Iterative Algorithms for Joint Scatter and Attenuation Estimation From Broken Ray Transform Data

25 Jun 2020  ·  Michael R. Walker II, Joseph A. O'Sullivan ·

The single-scatter approximation is fundamental in many tomographic imaging problems including x-ray scatter imaging and optical scatter imaging for certain media. In all cases, noisy measurements are affected by both local scatter events and nonlocal attenuation. Prior works focus on reconstructing one of two images: scatter density or total attenuation. However, both images are media specific and useful for object identification. Nonlocal effects of the attenuation image on the data are summarized by the broken ray transform (BRT).

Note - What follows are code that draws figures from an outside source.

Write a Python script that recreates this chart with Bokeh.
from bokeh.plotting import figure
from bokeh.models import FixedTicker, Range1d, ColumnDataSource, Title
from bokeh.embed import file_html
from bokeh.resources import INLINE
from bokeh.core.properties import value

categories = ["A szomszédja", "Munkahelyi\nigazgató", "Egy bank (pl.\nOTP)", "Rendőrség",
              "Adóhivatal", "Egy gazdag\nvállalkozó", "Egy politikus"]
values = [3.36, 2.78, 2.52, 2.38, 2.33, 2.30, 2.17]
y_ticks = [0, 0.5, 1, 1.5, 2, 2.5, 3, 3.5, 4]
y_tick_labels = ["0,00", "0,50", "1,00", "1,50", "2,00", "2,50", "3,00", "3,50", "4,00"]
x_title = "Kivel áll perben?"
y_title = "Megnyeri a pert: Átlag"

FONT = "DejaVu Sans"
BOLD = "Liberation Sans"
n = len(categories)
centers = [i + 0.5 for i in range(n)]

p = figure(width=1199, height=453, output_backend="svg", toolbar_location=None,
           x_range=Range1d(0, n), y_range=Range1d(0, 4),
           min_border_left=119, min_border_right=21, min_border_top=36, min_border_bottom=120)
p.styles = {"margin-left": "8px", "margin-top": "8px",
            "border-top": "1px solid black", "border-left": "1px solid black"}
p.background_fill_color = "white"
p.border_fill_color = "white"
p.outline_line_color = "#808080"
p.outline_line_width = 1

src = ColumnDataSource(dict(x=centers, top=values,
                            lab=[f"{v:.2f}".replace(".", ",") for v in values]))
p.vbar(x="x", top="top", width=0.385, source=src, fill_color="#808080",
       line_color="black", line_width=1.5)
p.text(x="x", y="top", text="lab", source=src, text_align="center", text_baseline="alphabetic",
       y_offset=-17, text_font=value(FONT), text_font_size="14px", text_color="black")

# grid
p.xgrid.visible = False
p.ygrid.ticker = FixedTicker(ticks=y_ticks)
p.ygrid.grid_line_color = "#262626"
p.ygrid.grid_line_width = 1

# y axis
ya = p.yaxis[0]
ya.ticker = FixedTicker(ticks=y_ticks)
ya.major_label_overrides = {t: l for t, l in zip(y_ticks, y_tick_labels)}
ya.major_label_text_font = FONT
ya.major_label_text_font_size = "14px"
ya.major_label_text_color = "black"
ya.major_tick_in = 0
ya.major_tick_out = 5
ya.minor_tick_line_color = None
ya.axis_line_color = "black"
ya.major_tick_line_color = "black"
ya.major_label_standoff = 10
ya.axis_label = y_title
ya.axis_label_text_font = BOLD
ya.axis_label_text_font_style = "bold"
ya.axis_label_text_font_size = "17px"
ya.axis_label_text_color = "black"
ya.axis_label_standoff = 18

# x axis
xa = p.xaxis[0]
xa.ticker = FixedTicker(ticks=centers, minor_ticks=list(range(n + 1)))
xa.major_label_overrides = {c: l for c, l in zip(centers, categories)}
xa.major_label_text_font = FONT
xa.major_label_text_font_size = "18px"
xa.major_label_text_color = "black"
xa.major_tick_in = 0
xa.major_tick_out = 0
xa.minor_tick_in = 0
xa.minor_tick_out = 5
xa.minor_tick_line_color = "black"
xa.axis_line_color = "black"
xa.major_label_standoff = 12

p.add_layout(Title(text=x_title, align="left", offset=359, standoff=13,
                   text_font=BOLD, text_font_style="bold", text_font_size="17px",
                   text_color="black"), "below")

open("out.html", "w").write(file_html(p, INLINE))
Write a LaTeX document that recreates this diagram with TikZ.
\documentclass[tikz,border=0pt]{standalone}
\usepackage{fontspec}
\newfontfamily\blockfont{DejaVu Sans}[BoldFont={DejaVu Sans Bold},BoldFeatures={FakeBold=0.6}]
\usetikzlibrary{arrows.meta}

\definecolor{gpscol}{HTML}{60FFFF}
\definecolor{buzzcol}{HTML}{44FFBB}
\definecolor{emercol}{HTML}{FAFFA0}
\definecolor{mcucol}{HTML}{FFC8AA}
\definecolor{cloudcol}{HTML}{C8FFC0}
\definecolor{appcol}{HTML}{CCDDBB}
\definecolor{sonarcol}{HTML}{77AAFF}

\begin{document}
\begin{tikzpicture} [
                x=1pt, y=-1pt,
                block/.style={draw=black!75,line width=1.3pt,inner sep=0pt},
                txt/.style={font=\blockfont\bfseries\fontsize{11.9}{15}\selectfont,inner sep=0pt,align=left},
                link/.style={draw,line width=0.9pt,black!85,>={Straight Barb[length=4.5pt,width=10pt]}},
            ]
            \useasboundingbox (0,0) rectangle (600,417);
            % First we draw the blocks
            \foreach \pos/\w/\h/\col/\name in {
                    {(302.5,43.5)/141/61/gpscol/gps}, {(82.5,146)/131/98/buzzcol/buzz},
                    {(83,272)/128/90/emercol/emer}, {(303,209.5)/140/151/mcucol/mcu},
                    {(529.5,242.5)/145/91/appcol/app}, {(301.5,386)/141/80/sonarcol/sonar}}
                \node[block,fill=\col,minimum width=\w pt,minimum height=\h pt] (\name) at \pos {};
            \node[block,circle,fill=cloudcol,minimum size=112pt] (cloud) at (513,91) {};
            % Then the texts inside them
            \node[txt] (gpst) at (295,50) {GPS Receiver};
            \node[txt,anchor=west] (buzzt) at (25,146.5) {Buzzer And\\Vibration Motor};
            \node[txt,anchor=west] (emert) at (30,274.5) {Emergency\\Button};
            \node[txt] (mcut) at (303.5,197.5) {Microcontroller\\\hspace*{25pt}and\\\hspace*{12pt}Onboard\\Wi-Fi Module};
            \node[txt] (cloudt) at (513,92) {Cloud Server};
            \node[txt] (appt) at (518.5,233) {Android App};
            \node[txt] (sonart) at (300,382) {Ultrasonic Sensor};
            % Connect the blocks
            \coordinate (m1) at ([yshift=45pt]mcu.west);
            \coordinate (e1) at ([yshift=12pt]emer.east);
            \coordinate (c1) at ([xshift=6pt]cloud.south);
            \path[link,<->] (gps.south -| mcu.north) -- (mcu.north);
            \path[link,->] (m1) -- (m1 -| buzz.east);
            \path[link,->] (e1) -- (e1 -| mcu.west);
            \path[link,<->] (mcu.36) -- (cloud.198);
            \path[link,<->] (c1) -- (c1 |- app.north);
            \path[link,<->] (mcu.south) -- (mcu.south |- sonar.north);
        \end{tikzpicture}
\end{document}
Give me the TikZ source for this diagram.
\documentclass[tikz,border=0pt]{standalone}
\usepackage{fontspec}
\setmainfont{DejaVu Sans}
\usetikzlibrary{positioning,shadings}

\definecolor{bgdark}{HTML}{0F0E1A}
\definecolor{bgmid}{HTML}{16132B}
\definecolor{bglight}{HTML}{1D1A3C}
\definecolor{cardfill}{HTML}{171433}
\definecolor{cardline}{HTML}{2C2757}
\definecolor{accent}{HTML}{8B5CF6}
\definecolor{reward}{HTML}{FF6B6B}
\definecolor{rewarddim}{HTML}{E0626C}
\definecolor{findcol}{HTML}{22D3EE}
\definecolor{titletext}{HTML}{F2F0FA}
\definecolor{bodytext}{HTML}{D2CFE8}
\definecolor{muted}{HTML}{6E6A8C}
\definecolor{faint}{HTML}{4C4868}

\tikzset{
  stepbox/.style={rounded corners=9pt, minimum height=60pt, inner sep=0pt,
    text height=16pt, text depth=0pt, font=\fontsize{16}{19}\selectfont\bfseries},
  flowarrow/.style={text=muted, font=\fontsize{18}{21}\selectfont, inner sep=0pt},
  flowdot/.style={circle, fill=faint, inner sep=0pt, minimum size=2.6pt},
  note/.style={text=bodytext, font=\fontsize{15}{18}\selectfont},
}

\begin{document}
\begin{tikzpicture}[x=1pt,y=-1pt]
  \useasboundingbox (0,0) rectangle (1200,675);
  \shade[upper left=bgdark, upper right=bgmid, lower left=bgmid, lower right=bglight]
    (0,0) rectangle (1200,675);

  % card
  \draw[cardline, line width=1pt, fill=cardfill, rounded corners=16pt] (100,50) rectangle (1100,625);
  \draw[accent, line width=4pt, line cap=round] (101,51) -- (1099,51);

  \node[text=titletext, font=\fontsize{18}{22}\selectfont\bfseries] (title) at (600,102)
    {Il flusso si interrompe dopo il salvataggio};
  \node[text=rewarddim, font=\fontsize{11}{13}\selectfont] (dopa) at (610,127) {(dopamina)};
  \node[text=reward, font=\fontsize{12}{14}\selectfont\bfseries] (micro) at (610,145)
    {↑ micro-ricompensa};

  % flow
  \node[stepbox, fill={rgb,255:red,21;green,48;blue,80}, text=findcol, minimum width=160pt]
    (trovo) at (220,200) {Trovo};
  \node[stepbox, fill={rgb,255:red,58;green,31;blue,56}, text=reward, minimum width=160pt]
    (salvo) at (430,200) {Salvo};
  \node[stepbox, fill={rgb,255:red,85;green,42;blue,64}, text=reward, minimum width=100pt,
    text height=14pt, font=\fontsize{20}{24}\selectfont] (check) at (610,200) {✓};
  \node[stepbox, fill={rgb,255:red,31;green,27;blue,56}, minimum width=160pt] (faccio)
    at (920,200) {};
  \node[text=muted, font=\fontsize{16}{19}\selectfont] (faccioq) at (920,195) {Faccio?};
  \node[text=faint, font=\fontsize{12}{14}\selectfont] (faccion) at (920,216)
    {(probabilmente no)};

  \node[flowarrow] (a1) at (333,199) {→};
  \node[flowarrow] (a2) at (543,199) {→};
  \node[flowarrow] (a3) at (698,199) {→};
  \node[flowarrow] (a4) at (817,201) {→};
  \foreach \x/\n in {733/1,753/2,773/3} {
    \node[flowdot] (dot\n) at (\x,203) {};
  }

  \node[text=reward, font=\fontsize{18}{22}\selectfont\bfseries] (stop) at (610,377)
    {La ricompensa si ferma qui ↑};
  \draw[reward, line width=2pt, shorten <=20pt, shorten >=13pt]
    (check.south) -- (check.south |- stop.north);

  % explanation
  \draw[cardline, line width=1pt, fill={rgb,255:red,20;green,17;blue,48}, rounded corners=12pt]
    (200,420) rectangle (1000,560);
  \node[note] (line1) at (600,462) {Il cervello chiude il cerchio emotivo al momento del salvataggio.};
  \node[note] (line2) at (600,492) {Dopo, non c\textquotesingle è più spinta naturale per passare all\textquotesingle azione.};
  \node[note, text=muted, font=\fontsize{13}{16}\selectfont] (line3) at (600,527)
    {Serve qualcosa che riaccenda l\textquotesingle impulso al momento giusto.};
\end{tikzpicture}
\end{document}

While analytic inversion formulas exist, poor conditioning of the inverse problem is only exacerbated by noisy measurements and sampling errors. This has motivated interest in the related star transforms incorporating BRT measurements from multiple source-detector pairs. However, all analytic methods operate on the log of the data. For media comprising regions with no scatter a new approach is required. We are the first to present a joint estimation algorithm based on Poisson data models for a single-scatter measurement geometry. Monotonic reduction of the log-likelihood function is guaranteed for our iterative algorithm while alternating image updates. We also present a fast algorithm for computing the discrete BRT forward operator. Our generalized approach can incorporate both transmission and scatter measurements from multiple source-detector pairs. Transmission measurements resolve low-frequency ambiguity in the joint image estimation problem, while multiple scatter measurements resolve the attenuation image. The benefits of joint estimation, over single-image estimation, vary with problem scaling. Our results quantify these benefits and should inform design of future acquisition systems.